Jeremy Corbyn tried a new approach yesterday: he launched a policy. Perhaps he thought it might shift a few more votes than rowing about anti-Semitism, or waging war with his deputy on the future of their party, or voting with the Conservative Government on Brexit.
But despite his education launch, the Labour leader seems to have missed one crucial lesson: that what he now says on policy no longer matters. Even if he comes up with a policy (albeit in this case, one borrowed from the Lib Dems), nobody is listening. Because he no longer has any credibility on the central currents in British politics, what he says on the underfunding of schools or hospitals is just ignored – beyond, perhaps, a Momentum echo chamber.
Because Labour is extreme, divided and without economic credibility, nothing it says can have any bearing. No one, least of all the Labour leader, seriously expects Jeremy Corbyn to reach Number 10.
For a progressive, these are bleak times: we might have the most disastrous, self-harming Government many of us have experienced, but May glides on. And this despite the Tories’ Brexit plans unravelling a little more each day – her admittance while grubbing for a trade deal in Saudi Arabia yesterday that she will not reduce immigration in the immediate aftermath of leaving the EU is just her latest U-turn.
So the leaked report by her pollster Lynton Crosby is intriguing. In it, Crosby warned May against an early general election. But not because of fear of Labour. No, the “Official Opposition” could be brushed aside. He said he feared the Liberal Democrats, who he said were on course to win back virtually all seats they lost in 2015.
I make no such boasts. We were thumped in that election, and it is a long road back. But with Sarah Olney’s win in Richmond Park, over 30 council gains across the country, and the near doubling of our membership since the election, everything points to a Liberal Democrat resurgence. Adam Boulton is one of many commentators to note that for all the media intoxication with Ukip, the Liberal Democrats are now firmly back as the undisputed third force in British politics.
But I am more ambitious than that. General elections are not an each-way bet. Coming third is not enough. Politics is moving at an extraordinary pace. Labour’s mess looks so terminal, and Tory mismanagement so shocking, that there is no limit to our opportunities.
48 per cent of people voted Remain in the most important question to face the country for a generation, yet there is just one Remain party, the Liberal Democrats, ranged against the three Brexit parties – Ukip, Conservatives and Labour. Labour, to its lasting shame, traipsed through the lobbies in support of May’s hard Brexit.
Add to that 48 per cent a sizeable chunk in the 52 per cent who thought they were voting for a soft Brexit, remaining in the world’s largest market, and the political space for the Liberal Democrats is vast.
Even Labour does not seriously think it will win the 50 seats held by the SNP in Scotland, while in England and Wales Labour is, if anything, falling back from what now looks like the high-water mark of support under Ed Miliband. And this in the mid-term of a disastrous Conservative Brexit government, with the public starting to feel a Brexit squeeze caused by a falling pound and rising prices, and jobs shipping to the Continent.

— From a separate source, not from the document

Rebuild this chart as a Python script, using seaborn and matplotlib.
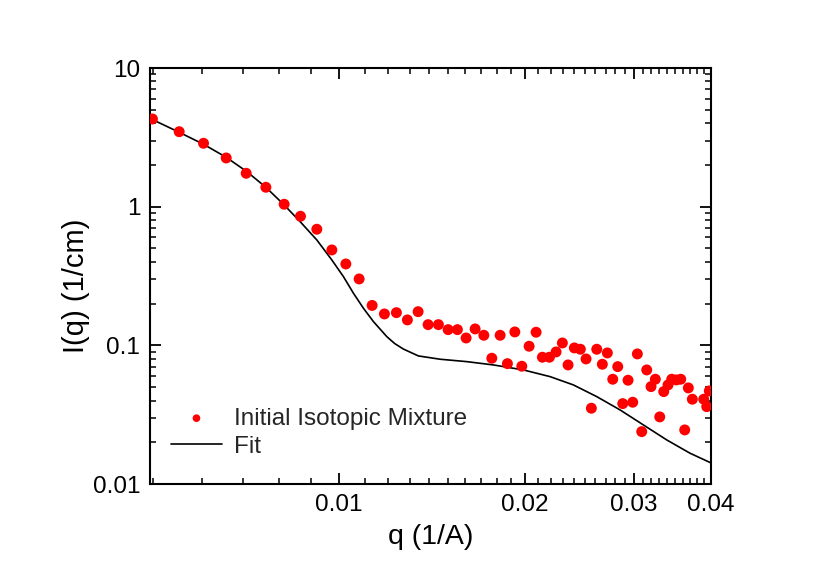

So if there is be a break in the political weather any time soon, the sun will have to shine on the Liberal Democrats. This is evident in the Gorton by-election, where once they had to weigh the Labour vote. Now, when you explain that Labour voted for Brexit despite every one of their amendments being rejected, life-long Labour supporters are saying they can never vote for Corbyn’s party again. In trying to ride two horses, Brexit and Remain, the Labour leader finds himself falling headfirst into the first Brexit fence.
My party doesn’t always receive the fairest of press, but journalists have been tweeting how the Liberal Democrat press operation knocks Labour’s into a cocked hat. That is partly down to professionalism, but it is mainly down to us, unlike Labour, having a clear message: opposing a divisive, hard Brexit and working to build a successful economy trading with our European friends to give the NHS and schools the long-term funding they need.
Those many liberals in the Labour Party now have a choice: are they going to let this disastrous Conservative government wreck the lives of a generation of British workers by recklessly losing them their jobs, taking away their rights, and raising their cost of living? Or will they work with the only party up for the fight, the Liberal Democrats?